Global Intangible Low‑Taxed Income (GILTI) and Foreign‑Derived Intangible Income (FDII)
- Graziano Stefanelli
- Aug 1
- 3 min read

U.S. tax law pairs an anti‑deferral charge on foreign residual profit with a domestic export incentive. The interaction affects corporate cash tax, effective rate forecasts, and financial‑statement provisioning for multinationals that hold valuable intangibles abroad and license them from the United States.
GILTI pulls foreign residual profit into current U.S. tax.
Each controlled foreign corporation calculates tested income, subtracts a 10 percent routine return on qualified business asset investment (QBAI), and allocates the remainder to U.S. shareholders.
A domestic corporation includes its pro‑rata share and claims a 50 percent deduction under § 250 through 31 December 2025, yielding an effective 10.5 percent federal rate before foreign tax credits. Absent legislative extension, the deduction drops to 37.5 percent on 1 January 2026, raising the effective rate to 13.125 percent. Foreign taxes up to 80 percent are creditable but must be blended in a single “GILTI basket,” and interest allocation can erode the credit ceiling.
Illustrative computation — one CFC
Tested income $50 million
QBAI $200 million × 10 % = $20 million
GILTI = $30 million
U.S. inclusion (100 % ownership) $30 million
§ 250 deduction (50 %) $15 million
Net taxable $15 million × 21 % = $3.15 million
Journal entry — year‑end
Dr Income Tax Expense $3 150 000
Cr Income Tax Payable $3 150 000
Deferred taxes arise when local‑GAAP earnings diverge or when high‑tax elections change future credit profiles.
High‑tax exclusion removes items already facing sufficient foreign levy.
An annual election compares effective foreign rates for each qualified group of tested units to 90 percent of the U.S. rate. Excluded amounts bypass GILTI and drop into previously taxed earnings and profits pools.
Groups must model rate fluctuations, foreign incentive regimes, and currency movements; once an exclusion applies, correlative relief is unavailable if the foreign jurisdiction later refunds tax.
FDII offers a deduction for qualifying export income earned in the United States.
A domestic corporation measures foreign‑derived deduction‑eligible income (FDDEI), subtracts 10 percent of its qualified business asset investment, and enjoys a 37.5 percent § 250 deduction through 2025 (dropping to 21.875 percent thereafter).
Where a U.S. parent licenses software to unrelated foreign users, gross receipts qualify so long as usage occurs outside the United States and documentation satisfies § 1.250(b) regulations on “substantiation of foreign use.” FDII turns the combined federal rate on qualifying profit into 13.125 percent through 2025, rising to 16.406 percent from 2026.
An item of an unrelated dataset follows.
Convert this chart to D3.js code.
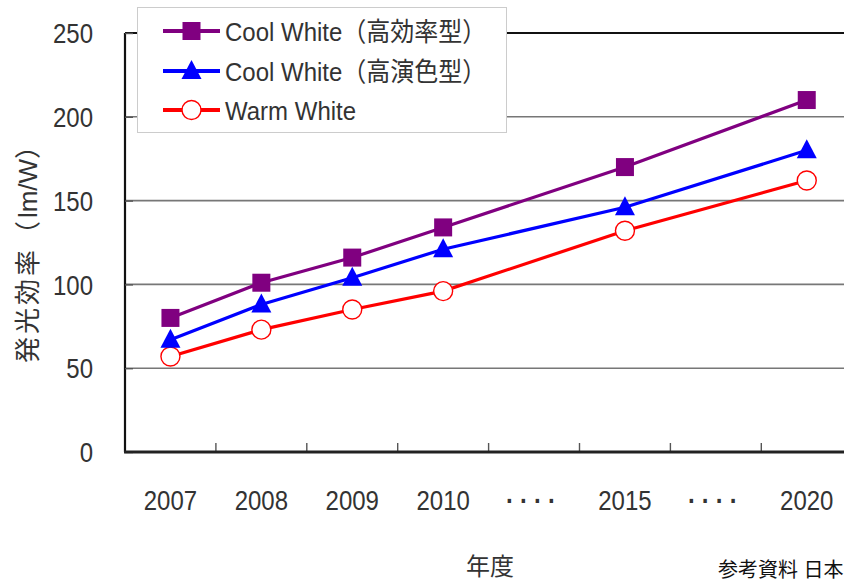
<!DOCTYPE html>
<html><head><meta charset="utf-8">
<script src="https://cdn.jsdelivr.net/npm/d3@7"></script>
<style>
body{margin:0;background:#fff;overflow:hidden}
svg{display:block}
</style></head>
<body>
<svg id="chart" width="844" height="580"></svg>
<script>
const categories = ["2007","2008","2009","2010","····","2015","····","2020"];
const coolHighEff = [80, 101, 116, 134, null, 170, null, 210];
const coolHighCri = [67, 88, 104, 121, null, 146, null, 180];
const warmWhite   = [57, 73, 85, 96, null, 132, null, 162];
const seriesNames = ["Cool White（高効率型）", "Cool White（高演色型）", "Warm White"];
const yTicks = [0, 50, 100, 150, 200, 250];

(function(){
const svg = d3.select("#chart");
const pLeft = 125, pTop = 33, pBottom = 452, bandW = 90.9;
const x = d3.scaleBand().domain(d3.range(categories.length)).range([pLeft, pLeft + bandW*categories.length]).padding(0);
const y = d3.scaleLinear().domain([0, 250]).range([pBottom, pTop]);
const latin = "'Liberation Sans','Noto Sans CJK JP',sans-serif";
const cjk = "'Liberation Sans','Noto Sans CJK JP',sans-serif";

// gridlines
svg.append("g").selectAll("line").data(yTicks.filter(v => v > 0 && v < 250)).join("line")
  .attr("x1", pLeft).attr("x2", 844).attr("y1", d => y(d)).attr("y2", d => y(d))
  .attr("stroke", "#777").attr("stroke-width", 1.6);
// top border
svg.append("line").attr("x1", pLeft).attr("x2", 844).attr("y1", y(250)).attr("y2", y(250))
  .attr("stroke", "#111").attr("stroke-width", 2.2);

// y axis
const yAxis = svg.append("g").attr("transform", `translate(${pLeft},0)`)
  .call(d3.axisRight(y).tickValues(yTicks).tickSize(8).tickFormat(""));
yAxis.select(".domain").attr("stroke", "#111").attr("stroke-width", 2.2).attr("d", `M0,${pTop}V${pBottom}`);
yAxis.selectAll(".tick line").attr("stroke", "#555").attr("stroke-width", 1.4);
svg.append("g").selectAll("text").data(yTicks).join("text")
  .attr("transform", d => `translate(93,${y(d)}) scale(1,1.18)`)
  .attr("dy", "0.36em").attr("text-anchor", "end")
  .attr("font-family", latin).attr("font-size", 24).attr("fill", "#333").text(d => d);

// x axis
const boundaries = d3.range(1, categories.length).map(i => x(i));
svg.append("g").selectAll("line").data(boundaries).join("line")
  .attr("x1", d => d).attr("x2", d => d).attr("y1", pBottom).attr("y2", pBottom - 9)
  .attr("stroke", "#555").attr("stroke-width", 1.4);
svg.append("line").attr("x1", pLeft - 1).attr("x2", 844).attr("y1", pBottom).attr("y2", pBottom)
  .attr("stroke", "#222").attr("stroke-width", 3);
svg.append("g").selectAll("text").data(categories).join("text")
  .attr("transform", (d, i) => `translate(${x(i) + x.bandwidth()/2},500) scale(1,1.18)`)
  .attr("dy", "0.36em")
  .attr("text-anchor", "middle").attr("font-family", latin).attr("font-size", 24)
  .attr("font-weight", d => d.startsWith("·") ? "bold" : "normal")
  .attr("letter-spacing", d => d.startsWith("·") ? 6 : 0)
  .attr("fill", "#333").text(d => d);

// axis titles
const yt = svg.append("text").attr("transform", "translate(28,248) rotate(-90)")
  .attr("text-anchor", "middle").attr("dy", "0.36em")
  .attr("font-family", cjk).attr("font-size", 26).attr("fill", "#333");
yt.append("tspan").attr("letter-spacing", 3).text("発光効率（");
yt.append("tspan").text("lm/W");
yt.append("tspan").text("）");
svg.append("text").attr("x", 490).attr("y", 566).attr("dy", "0.36em").attr("text-anchor", "middle")
  .attr("font-family", cjk).attr("font-size", 24).attr("fill", "#333").text("年度");
svg.append("text").attr("x", 718).attr("y", 577)
  .attr("font-family", cjk).attr("font-size", 20).attr("fill", "#111").text("参考資料  日本");

// series
const series = [
  {name: seriesNames[0], values: coolHighEff, color: "#800080", marker: "square"},
  {name: seriesNames[1], values: coolHighCri, color: "#0000ff", marker: "triangle"},
  {name: seriesNames[2], values: warmWhite, color: "#ff0000", marker: "circle"}
];
const cx = i => x(i) + x.bandwidth()/2;
const line = d3.line().defined(d => d.v != null).x(d => cx(d.i)).y(d => y(d.v));

function drawMarker(g, type, color, px, py) {
  if (type === "square") {
    g.append("rect").attr("x", px - 9).attr("y", py - 9).attr("width", 18).attr("height", 18).attr("fill", color);
  } else if (type === "triangle") {
    g.append("path").attr("d", `M${px},${py-11}L${px+10},${py+8}L${px-10},${py+8}Z`).attr("fill", color);
  } else {
    g.append("circle").attr("cx", px).attr("cy", py).attr("r", 9.5).attr("fill", "#fff")
      .attr("stroke", color).attr("stroke-width", 1.4);
  }
}

series.slice().reverse().forEach(s => {
  const pts = s.values.map((v, i) => ({v, i})).filter(d => d.v != null);
  svg.append("path").datum(pts).attr("d", line).attr("fill", "none")
    .attr("stroke", s.color).attr("stroke-width", 3.2);
});
series.slice().reverse().forEach(s => {
  const g = svg.append("g");
  s.values.forEach((v, i) => { if (v != null) drawMarker(g, s.marker, s.color, cx(i), y(v)); });
});

// legend
const lg = svg.append("g");
lg.append("rect").attr("x", 137.5).attr("y", 7.5).attr("width", 369).attr("height", 125)
  .attr("fill", "#fff").attr("stroke", "#ccc").attr("stroke-width", 1);
const ly = [31, 71, 110];
series.forEach((s, k) => {
  lg.append("line").attr("x1", 163).attr("x2", 220).attr("y1", ly[k]).attr("y2", ly[k])
    .attr("stroke", s.color).attr("stroke-width", 4);
  drawMarker(lg, s.marker, s.color, 191.5, ly[k]);
  lg.append("text").attr("transform", `translate(225,${ly[k]}) scale(1,1.1)`).attr("dy", "0.36em")
    .attr("font-family", latin).attr("font-size", 24).attr("fill", "#333").text(s.name);
});
})();
</script>
</body></html>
Illustrative computation — U.S. exporter
FDDEI $40 million
QBAI $50 million × 10 % = $5 million
FDII = $35 million
§ 250 deduction (37.5 %) $13.125 million
Net taxable $21.875 million × 21 % = $4.594 million
Section 250 deduction mechanics link GILTI and FDII.
A single deduction serves both regimes, requiring a combined taxable‑income limitation. If overall taxable income is insufficient, the § 250 benefit scales down pro rata, often reducing FDII first because GILTI carries foreign‑tax credits.
Planners can shift cost‑sharing payments, elect foreign‑branch treatment, or tweak interest‑allocation methods to stabilise the deduction and preserve credits.
Compliance demands detailed forms and unit‑by‑unit tracing.
Form 8992 reports GILTI; Form 8993 computes the § 250 deduction; Schedule A of Form 5471 feeds tested income and asset data. Mis‑sourcing export receipts or omitting substantiation triggers accuracy penalties and jeopardises FDII eligibility.
Accounting teams should integrate statutory ledgers, intercompany billing engines, and customs data to populate the forms automatically and archive evidence of foreign use.
Financial‑statement impact extends beyond cash taxes.
ASC 740 requires measurement of deferred tax assets for foreign‑tax‑credit carryforwards, valuation allowances where credit limits bite, and uncertain‑tax‑position reserves when high‑tax‑election eligibility or FDII substantiation remains in doubt.
Quarterly provision models must track the looming § 250 deduction sunset, Pillar Two top‑up computations, and the corporate alternative minimum tax, layering each regime without double relief.
Legislative outlook may narrow incentives and adjust rates.
Current Congressional drafts propose conforming GILTI to a country‑by‑country basis and raising the effective rate to 20 percent, while phasing out FDII or replacing it with a refundable research incentive. Finance leaders should run scenario analyses and refresh deferred‑tax disclosures accordingly.
Continuous monitoring of foreign effective rates, disciplined documentation of export receipts, and proactive modelling of pending reforms remain the safest path to stable cash‑tax outcomes under GILTI and FDII.